Retailer seeks cost sharing as new duties loom
Target is reportedly asking some Chinese suppliers to absorb part of the costs tied to incoming U.S. tariffs, joining other major retailers like Costco and Walmart in attempting to blunt the impact of higher import duties.
With a 20% tariff on Chinese goods set to increase on April 2, pressure is mounting on exporters. One Chinese supplier of hairpins and claw clips said Target requested they “pick up half the costs of the tariffs.” After failed negotiations, the supplier experienced delays and ultimately lost Target’s business. The company has not responded to media inquiries.
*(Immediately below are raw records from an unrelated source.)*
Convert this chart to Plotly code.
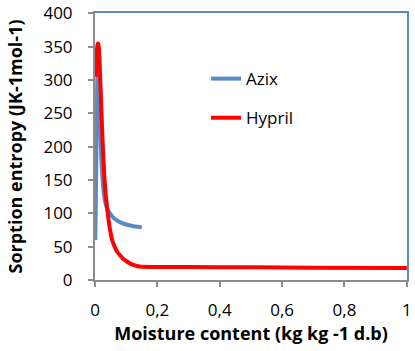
import plotly.graph_objects as go

azix_x = [0.001, 0.004, 0.007, 0.009, 0.011, 0.013, 0.016, 0.020, 0.025, 0.030, 0.035, 0.040, 0.048, 0.058, 0.075, 0.095, 0.12, 0.15]
azix_y = [60, 170, 290, 335, 345, 320, 250, 185, 145, 124, 113, 106, 100, 94, 88, 84, 81, 79]

hypril_x = [0.002, 0.004, 0.006, 0.008, 0.010, 0.012, 0.014, 0.017, 0.020, 0.025, 0.030, 0.034, 0.038, 0.043, 0.048, 0.055, 0.064, 0.072, 0.08, 0.09, 0.10, 0.11, 0.12, 0.135, 0.15, 0.3, 0.5, 0.7, 1.0]
hypril_y = [305, 325, 343, 353, 355, 350, 335, 300, 260, 200, 155, 130, 112, 92, 76, 60, 49, 42, 37, 32, 28.5, 25.5, 23, 21, 20, 19.5, 19, 18.5, 18]

x_ticks = [0, 0.2, 0.4, 0.6, 0.8, 1.0]
y_ticks = [0, 50, 100, 150, 200, 250, 300, 350, 400]

BLUE = "#5A8AC6"
RED = "#FF0000"
GRAY = "#8C8C8C"
FONT = "Open Sans"
X_RANGE = [0, 1.0005]
Y_RANGE = [0, 400.5]

fig = go.Figure()
fig.add_trace(go.Scatter(x=azix_x, y=azix_y, mode="lines", name="Azix",
                         line=dict(color=BLUE, width=4, shape="spline", smoothing=0.3),
                         legendgroup="a"))
fig.add_trace(go.Scatter(x=hypril_x, y=hypril_y, mode="lines", name="Hypril",
                         line=dict(color=RED, width=4, shape="spline", smoothing=0.3),
                         legendgroup="b"))
# invisible helper trace so the top/right frame axes are drawn
fig.add_trace(go.Scatter(x=[None], y=[None], xaxis="x2", yaxis="y2",
                         showlegend=False, hoverinfo="skip"))

fig.update_layout(
    width=415, height=351,
    margin=dict(l=95, r=8, t=13, b=71),
    paper_bgcolor="white", plot_bgcolor="white",
    separators=",.",
    font=dict(family=FONT, size=17, color="black"),
    showlegend=True,
    legend=dict(x=0.356, y=0.82, xanchor="left", yanchor="top",
                bgcolor="rgba(0,0,0,0)", font=dict(size=17, family=FONT),
                tracegroupgap=14),
    xaxis=dict(range=X_RANGE, tickvals=x_ticks, ticks="outside", ticklen=5, tickwidth=2,
               tickcolor=GRAY, showline=True, linecolor=GRAY, linewidth=2,
               showgrid=False, zeroline=False, automargin=False,
               ticklabelstandoff=9,
               tickfont=dict(size=17, family=FONT),
               title=dict(text="<b>Moisture content (kg kg -1 d.b)</b>",
                          font=dict(size=18, family=FONT), standoff=7)),
    yaxis=dict(range=Y_RANGE, tickvals=y_ticks, ticks="outside", ticklen=5, tickwidth=2,
               tickcolor=GRAY, showline=True, linecolor=GRAY, linewidth=2,
               showgrid=False, zeroline=False, automargin=False,
               ticklabelstandoff=12,
               tickfont=dict(size=17, family=FONT),
               title=dict(text="<b>Sorption entropy (JK-1mol-1)</b>",
                          font=dict(size=18, family=FONT), standoff=16)),
    xaxis2=dict(overlaying="x", side="top", anchor="y", range=X_RANGE,
                showline=True, linecolor=BLUE, linewidth=2, ticks="",
                showticklabels=False, showgrid=False, zeroline=False, automargin=False),
    yaxis2=dict(overlaying="y", side="right", anchor="x", range=Y_RANGE,
                showline=True, linecolor=BLUE, linewidth=2, ticks="",
                showticklabels=False, showgrid=False, zeroline=False, automargin=False),
)

fig.write_html("out.html",
               config={"displayModeBar": False},
               post_script="document.body.style.margin='0';document.body.style.overflow='hidden';")
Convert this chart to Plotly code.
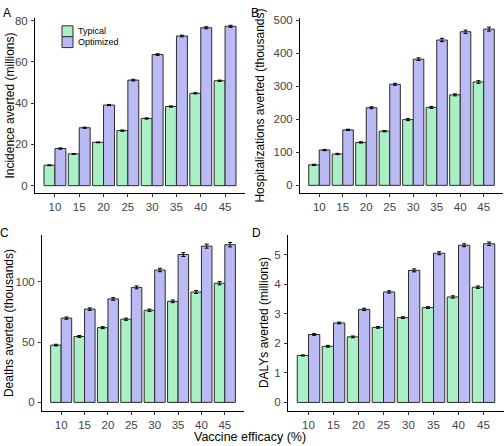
import plotly.graph_objects as go

W, H = 504, 446

efficacy = [10, 15, 20, 25, 30, 35, 40, 45]
x_ticks = [10, 15, 20, 25, 30, 35, 40, 45]

inc_typ = [9.9, 15.4, 21.0, 26.7, 32.6, 38.4, 44.8, 50.9]
inc_typ_err = [0.2, 0.2, 0.2, 0.3, 0.3, 0.3, 0.3, 0.3]
inc_opt = [18.0, 28.1, 39.1, 51.2, 63.6, 72.6, 76.6, 77.3]
inc_opt_err = [0.3, 0.3, 0.3, 0.4, 0.4, 0.4, 0.5, 0.5]

hosp_typ = [62, 95, 130, 164, 199, 236, 274, 313]
hosp_typ_err = [2, 2, 2, 2, 3, 3, 3, 4]
hosp_opt = [107, 168, 235, 306, 382, 440, 465, 473]
hosp_opt_err = [2, 2, 3, 3, 4, 5, 5, 6]

death_typ = [47.5, 54.7, 62.0, 69.0, 76.4, 83.8, 91.5, 98.8]
death_typ_err = [0.7, 0.8, 0.8, 0.9, 1.0, 1.1, 1.2, 1.3]
death_opt = [69.9, 77.4, 85.8, 95.4, 109.8, 122.6, 129.6, 130.8]
death_opt_err = [0.9, 1.0, 1.1, 1.2, 1.4, 1.6, 1.7, 1.8]

daly_typ = [1.59, 1.90, 2.22, 2.54, 2.87, 3.21, 3.57, 3.90]
daly_typ_err = [0.02, 0.03, 0.03, 0.03, 0.03, 0.03, 0.04, 0.04]
daly_opt = [2.30, 2.69, 3.15, 3.74, 4.47, 5.05, 5.32, 5.37]
daly_opt_err = [0.03, 0.03, 0.04, 0.04, 0.05, 0.05, 0.05, 0.06]

series_names = ["Typical", "Optimized"]
colors = ["#a9f0c5", "#babbf5"]
outline = "#2b2b2b"

y_titles = ["Incidence averted (millions)", "Hospitalizations averted (thousands)",
            "Deaths averted (thousands)", "DALYs averted (millions)"]
panel_labels = ["A", "B", "C", "D"]
x_title = "Vaccine efficacy (%)"

y_tickvals = [[0, 20, 40, 60, 80], [0, 100, 200, 300, 400, 500],
              [0, 50, 100], [0, 1, 2, 3, 4, 5]]
y_ranges = [[-3.7, 81.4], [-24, 507], [-7.4, 138.9], [-0.30, 5.67]]

panels = [
    (inc_typ, inc_typ_err, inc_opt, inc_opt_err),
    (hosp_typ, hosp_typ_err, hosp_opt, hosp_opt_err),
    (death_typ, death_typ_err, death_opt, death_opt_err),
    (daly_typ, daly_typ_err, daly_opt, daly_opt_err),
]

# pixel layout of the panels (left, right, top, bottom)
boxes = [(35, 245, 14, 191), (300, 503, 14, 191), (42, 244, 233, 411), (288, 504, 233, 411)]


def px(x):
    return x / W


def py(y):
    return 1 - y / H


fig = go.Figure()
layout = dict(
    width=W, height=H, margin=dict(l=0, r=0, t=0, b=0),
    paper_bgcolor="white", plot_bgcolor="white",
    barmode="group", bargap=0.1, bargroupgap=0.0,
    showlegend=False,
    font=dict(family="Liberation Sans, Arial, sans-serif", color="#000"),
)

annotations = []
shapes = []
for i, (typ, typ_e, opt, opt_e) in enumerate(panels):
    sfx = "" if i == 0 else str(i + 1)
    xa, ya = "x" + sfx, "y" + sfx
    for name, vals, errs, col in [(series_names[0], typ, typ_e, colors[0]),
                                  (series_names[1], opt, opt_e, colors[1])]:
        fig.add_trace(go.Bar(
            x=efficacy, y=vals, name=name, xaxis=xa, yaxis=ya,
            offsetgroup=name,
            marker=dict(color=col, line=dict(color=outline, width=1)),
            error_y=dict(type="data", array=errs, color="#000", thickness=1, width=2),
        ))
    l, r, t, b = boxes[i]
    axis_common = dict(showline=True, linecolor="#000", linewidth=1, ticks="outside",
                       ticklen=3, tickcolor="#333", tickwidth=1, showgrid=False, zeroline=False,
                       tickfont=dict(size=11.5, color="#444", family="Liberation Sans, Arial, sans-serif"))
    layout["xaxis" + sfx] = dict(axis_common, domain=[px(l), px(r)], anchor=ya,
                                 range=[5.9, 49.1], tickvals=x_ticks, ticklabelstandoff=0)
    layout["yaxis" + sfx] = dict(axis_common, domain=[py(b), py(t)], anchor=xa,
                                 range=y_ranges[i], tickvals=y_tickvals[i], ticklabelstandoff=1)

# axis titles
title_x = [10, 260, 9, 264]
for i in range(4):
    l, r, t, b = boxes[i]
    annotations.append(dict(text=y_titles[i], x=px(title_x[i]), y=py((t + b) / 2), xref="paper", yref="paper",
                            textangle=-90, showarrow=False, xanchor="center", yanchor="middle",
                            font=dict(size=12, color="#000")))
label_pos = [(6.5, 9), (255, 9), (4, 231), (256, 231)]
for i in range(4):
    annotations.append(dict(text=panel_labels[i], x=px(label_pos[i][0]), y=py(label_pos[i][1]),
                            xref="paper", yref="paper", showarrow=False, xanchor="center", yanchor="middle",
                            font=dict(size=12, color="#000")))
annotations.append(dict(text=x_title, x=px(250), y=py(437), xref="paper", yref="paper", showarrow=False,
                        xanchor="center", yanchor="middle", font=dict(size=12.5, color="#000")))

# legend keys
leg_x0, leg_x1 = 62, 73
leg_rows = [(22, 33), (33, 44)]
for k in range(2):
    y0, y1 = leg_rows[k]
    shapes.append(dict(type="rect", xref="paper", yref="paper", x0=px(leg_x0), x1=px(leg_x1),
                       y0=py(y1), y1=py(y0), fillcolor=colors[k], line=dict(color=outline, width=1)))
    annotations.append(dict(text=series_names[k], x=px(76), y=py((y0 + y1) / 2), xref="paper", yref="paper",
                            showarrow=False, xanchor="left", yanchor="middle", font=dict(size=9, color="#000")))

layout["annotations"] = annotations
layout["shapes"] = shapes
fig.update_layout(**layout)
fig.write_html("out.html", config={"displayModeBar": False},
               post_script="document.body.style.margin='0';document.body.style.overflow='hidden';")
Shift in sourcing and retail strategy
Target says it has cut its reliance on Chinese imports, reducing exposure from 60% to 30%. While the company does not operate stores in mainland China, it continues to source a substantial portion of goods from the country. In contrast, Walmart operates over 330 stores in China, while Costco maintains just seven.
Despite this pivot, Target CEO Brian Cornell warned of unavoidable price hikes, especially on fresh produce like bananas, avocados, and strawberries. He emphasized that the company is actively “scenario planning” to mitigate the effects of new tariffs on consumers.
Operational and political headwinds
Target is also grappling with other challenges. The company recently slashed corporate employee bonuses, citing weaker consumer spending and inflationary pressures. In March, it issued a cautious earnings report pointing to ongoing uncertainty tied to U.S. trade policy.
Additionally, the company has faced backlash over its reduced Diversity, Equity, and Inclusion (DEI) initiatives. The decision triggered lawsuits from shareholders and the state of Florida, alongside a 40-day consumer boycott. These developments have contributed to falling foot traffic and intensified scrutiny of the brand’s image.